## THE TASK
Reproduce all the lines below exactly and omit the images.
<<<<
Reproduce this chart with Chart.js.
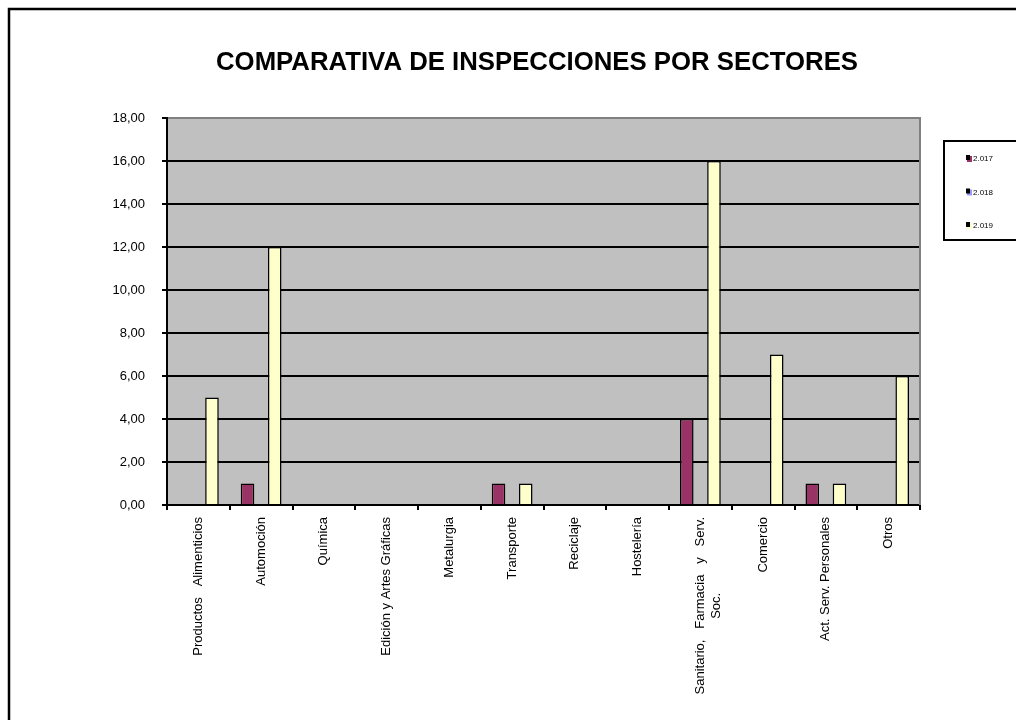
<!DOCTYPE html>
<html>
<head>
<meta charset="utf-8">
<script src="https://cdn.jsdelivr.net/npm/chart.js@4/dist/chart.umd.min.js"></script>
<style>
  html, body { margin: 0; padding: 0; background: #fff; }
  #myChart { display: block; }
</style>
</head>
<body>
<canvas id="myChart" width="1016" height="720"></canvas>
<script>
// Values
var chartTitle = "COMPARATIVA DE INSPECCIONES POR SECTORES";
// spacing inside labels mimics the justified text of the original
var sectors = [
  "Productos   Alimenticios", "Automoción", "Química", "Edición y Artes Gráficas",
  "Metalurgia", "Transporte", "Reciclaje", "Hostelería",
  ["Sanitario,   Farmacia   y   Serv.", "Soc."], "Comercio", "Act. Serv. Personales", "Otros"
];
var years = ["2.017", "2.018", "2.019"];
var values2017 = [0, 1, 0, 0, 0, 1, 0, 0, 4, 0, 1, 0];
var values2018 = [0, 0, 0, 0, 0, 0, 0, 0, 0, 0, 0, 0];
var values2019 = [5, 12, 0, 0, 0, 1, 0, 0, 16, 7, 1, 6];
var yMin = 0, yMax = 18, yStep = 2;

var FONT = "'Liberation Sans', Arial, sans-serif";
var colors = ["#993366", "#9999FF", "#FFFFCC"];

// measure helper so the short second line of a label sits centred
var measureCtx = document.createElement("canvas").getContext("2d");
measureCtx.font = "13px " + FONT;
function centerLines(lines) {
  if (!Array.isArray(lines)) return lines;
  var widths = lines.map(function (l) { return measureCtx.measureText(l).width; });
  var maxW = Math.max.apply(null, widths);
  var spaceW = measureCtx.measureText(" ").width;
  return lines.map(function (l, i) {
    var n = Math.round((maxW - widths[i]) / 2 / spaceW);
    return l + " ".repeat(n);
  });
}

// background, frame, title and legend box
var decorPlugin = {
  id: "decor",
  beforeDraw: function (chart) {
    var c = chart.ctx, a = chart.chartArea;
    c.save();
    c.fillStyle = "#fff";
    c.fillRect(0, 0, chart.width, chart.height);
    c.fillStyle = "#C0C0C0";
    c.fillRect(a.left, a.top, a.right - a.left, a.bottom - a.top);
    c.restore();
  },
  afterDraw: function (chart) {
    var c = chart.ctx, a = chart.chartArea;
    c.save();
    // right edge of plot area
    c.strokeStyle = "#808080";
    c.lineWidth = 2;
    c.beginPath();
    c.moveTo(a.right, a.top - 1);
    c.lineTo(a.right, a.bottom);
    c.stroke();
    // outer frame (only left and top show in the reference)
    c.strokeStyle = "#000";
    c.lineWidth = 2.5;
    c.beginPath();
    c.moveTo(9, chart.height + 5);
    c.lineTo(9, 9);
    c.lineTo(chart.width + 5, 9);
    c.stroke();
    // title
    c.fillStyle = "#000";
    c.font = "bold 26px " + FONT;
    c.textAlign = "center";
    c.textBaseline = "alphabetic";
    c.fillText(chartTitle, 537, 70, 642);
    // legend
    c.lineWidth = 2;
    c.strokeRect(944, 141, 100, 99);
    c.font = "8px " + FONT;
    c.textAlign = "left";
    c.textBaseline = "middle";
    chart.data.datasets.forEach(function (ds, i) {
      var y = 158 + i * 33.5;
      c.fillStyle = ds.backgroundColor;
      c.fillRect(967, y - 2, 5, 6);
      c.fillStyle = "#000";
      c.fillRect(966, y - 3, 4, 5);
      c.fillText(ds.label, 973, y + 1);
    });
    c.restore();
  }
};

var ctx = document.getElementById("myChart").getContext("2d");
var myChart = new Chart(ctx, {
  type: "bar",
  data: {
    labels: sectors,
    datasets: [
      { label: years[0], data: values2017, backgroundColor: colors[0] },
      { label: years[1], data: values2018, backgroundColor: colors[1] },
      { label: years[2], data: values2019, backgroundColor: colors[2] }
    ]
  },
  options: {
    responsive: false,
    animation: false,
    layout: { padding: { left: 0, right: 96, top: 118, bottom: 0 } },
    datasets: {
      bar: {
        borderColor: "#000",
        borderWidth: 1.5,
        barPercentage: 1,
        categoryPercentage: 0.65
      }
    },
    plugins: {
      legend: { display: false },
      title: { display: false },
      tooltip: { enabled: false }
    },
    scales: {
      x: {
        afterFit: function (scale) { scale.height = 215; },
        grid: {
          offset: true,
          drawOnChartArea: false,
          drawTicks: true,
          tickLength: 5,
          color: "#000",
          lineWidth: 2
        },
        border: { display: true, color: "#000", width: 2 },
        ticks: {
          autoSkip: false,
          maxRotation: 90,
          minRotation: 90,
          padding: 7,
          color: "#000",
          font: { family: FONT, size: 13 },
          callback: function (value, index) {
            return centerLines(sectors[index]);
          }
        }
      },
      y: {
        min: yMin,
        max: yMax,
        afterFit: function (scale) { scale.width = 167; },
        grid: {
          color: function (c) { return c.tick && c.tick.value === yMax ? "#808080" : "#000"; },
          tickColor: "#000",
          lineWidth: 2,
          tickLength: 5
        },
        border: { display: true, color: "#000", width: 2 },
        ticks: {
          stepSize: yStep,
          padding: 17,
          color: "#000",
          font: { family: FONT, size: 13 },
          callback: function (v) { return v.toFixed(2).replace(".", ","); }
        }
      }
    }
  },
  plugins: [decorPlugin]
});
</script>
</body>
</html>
>>>>
## THE RESPONSE
Reproduce this chart with Chart.js.
<!DOCTYPE html>
<html>
<head>
<meta charset="utf-8">
<script src="https://cdn.jsdelivr.net/npm/chart.js@4/dist/chart.umd.min.js"></script>
<style>
  html, body { margin: 0; padding: 0; background: #fff; }
  #myChart { display: block; }
</style>
</head>
<body>
<canvas id="myChart" width="1016" height="720"></canvas>
<script>
// Values
var chartTitle = "COMPARATIVA DE INSPECCIONES POR SECTORES";
// spacing inside labels mimics the justified text of the original
var sectors = [
  "Productos   Alimenticios", "Automoción", "Química", "Edición y Artes Gráficas",
  "Metalurgia", "Transporte", "Reciclaje", "Hostelería",
  ["Sanitario,   Farmacia   y   Serv.", "Soc."], "Comercio", "Act. Serv. Personales", "Otros"
];
var years = ["2.017", "2.018", "2.019"];
var values2017 = [0, 1, 0, 0, 0, 1, 0, 0, 4, 0, 1, 0];
var values2018 = [0, 0, 0, 0, 0, 0, 0, 0, 0, 0, 0, 0];
var values2019 = [5, 12, 0, 0, 0, 1, 0, 0, 16, 7, 1, 6];
var yMin = 0, yMax = 18, yStep = 2;

var FONT = "'Liberation Sans', Arial, sans-serif";
var colors = ["#993366", "#9999FF", "#FFFFCC"];

// measure helper so the short second line of a label sits centred
var measureCtx = document.createElement("canvas").getContext("2d");
measureCtx.font = "13px " + FONT;
function centerLines(lines) {
  if (!Array.isArray(lines)) return lines;
  var widths = lines.map(function (l) { return measureCtx.measureText(l).width; });
  var maxW = Math.max.apply(null, widths);
  var spaceW = measureCtx.measureText(" ").width;
  return lines.map(function (l, i) {
    var n = Math.round((maxW - widths[i]) / 2 / spaceW);
    return l + " ".repeat(n);
  });
}

// background, frame, title and legend box
var decorPlugin = {
  id: "decor",
  beforeDraw: function (chart) {
    var c = chart.ctx, a = chart.chartArea;
    c.save();
    c.fillStyle = "#fff";
    c.fillRect(0, 0, chart.width, chart.height);
    c.fillStyle = "#C0C0C0";
    c.fillRect(a.left, a.top, a.right - a.left, a.bottom - a.top);
    c.restore();
  },
  afterDraw: function (chart) {
    var c = chart.ctx, a = chart.chartArea;
    c.save();
    // right edge of plot area
    c.strokeStyle = "#808080";
    c.lineWidth = 2;
    c.beginPath();
    c.moveTo(a.right, a.top - 1);
    c.lineTo(a.right, a.bottom);
    c.stroke();
    // outer frame (only left and top show in the reference)
    c.strokeStyle = "#000";
    c.lineWidth = 2.5;
    c.beginPath();
    c.moveTo(9, chart.height + 5);
    c.lineTo(9, 9);
    c.lineTo(chart.width + 5, 9);
    c.stroke();
    // title
    c.fillStyle = "#000";
    c.font = "bold 26px " + FONT;
    c.textAlign = "center";
    c.textBaseline = "alphabetic";
    c.fillText(chartTitle, 537, 70, 642);
    // legend
    c.lineWidth = 2;
    c.strokeRect(944, 141, 100, 99);
    c.font = "8px " + FONT;
    c.textAlign = "left";
    c.textBaseline = "middle";
    chart.data.datasets.forEach(function (ds, i) {
      var y = 158 + i * 33.5;
      c.fillStyle = ds.backgroundColor;
      c.fillRect(967, y - 2, 5, 6);
      c.fillStyle = "#000";
      c.fillRect(966, y - 3, 4, 5);
      c.fillText(ds.label, 973, y + 1);
    });
    c.restore();
  }
};

var ctx = document.getElementById("myChart").getContext("2d");
var myChart = new Chart(ctx, {
  type: "bar",
  data: {
    labels: sectors,
    datasets: [
      { label: years[0], data: values2017, backgroundColor: colors[0] },
      { label: years[1], data: values2018, backgroundColor: colors[1] },
      { label: years[2], data: values2019, backgroundColor: colors[2] }
    ]
  },
  options: {
    responsive: false,
    animation: false,
    layout: { padding: { left: 0, right: 96, top: 118, bottom: 0 } },
    datasets: {
      bar: {
        borderColor: "#000",
        borderWidth: 1.5,
        barPercentage: 1,
        categoryPercentage: 0.65
      }
    },
    plugins: {
      legend: { display: false },
      title: { display: false },
      tooltip: { enabled: false }
    },
    scales: {
      x: {
        afterFit: function (scale) { scale.height = 215; },
        grid: {
          offset: true,
          drawOnChartArea: false,
          drawTicks: true,
          tickLength: 5,
          color: "#000",
          lineWidth: 2
        },
        border: { display: true, color: "#000", width: 2 },
        ticks: {
          autoSkip: false,
          maxRotation: 90,
          minRotation: 90,
          padding: 7,
          color: "#000",
          font: { family: FONT, size: 13 },
          callback: function (value, index) {
            return centerLines(sectors[index]);
          }
        }
      },
      y: {
        min: yMin,
        max: yMax,
        afterFit: function (scale) { scale.width = 167; },
        grid: {
          color: function (c) { return c.tick && c.tick.value === yMax ? "#808080" : "#000"; },
          tickColor: "#000",
          lineWidth: 2,
          tickLength: 5
        },
        border: { display: true, color: "#000", width: 2 },
        ticks: {
          stepSize: yStep,
          padding: 17,
          color: "#000",
          font: { family: FONT, size: 13 },
          callback: function (v) { return v.toFixed(2).replace(".", ","); }
        }
      }
    }
  },
  plugins: [decorPlugin]
});
</script>
</body>
</html>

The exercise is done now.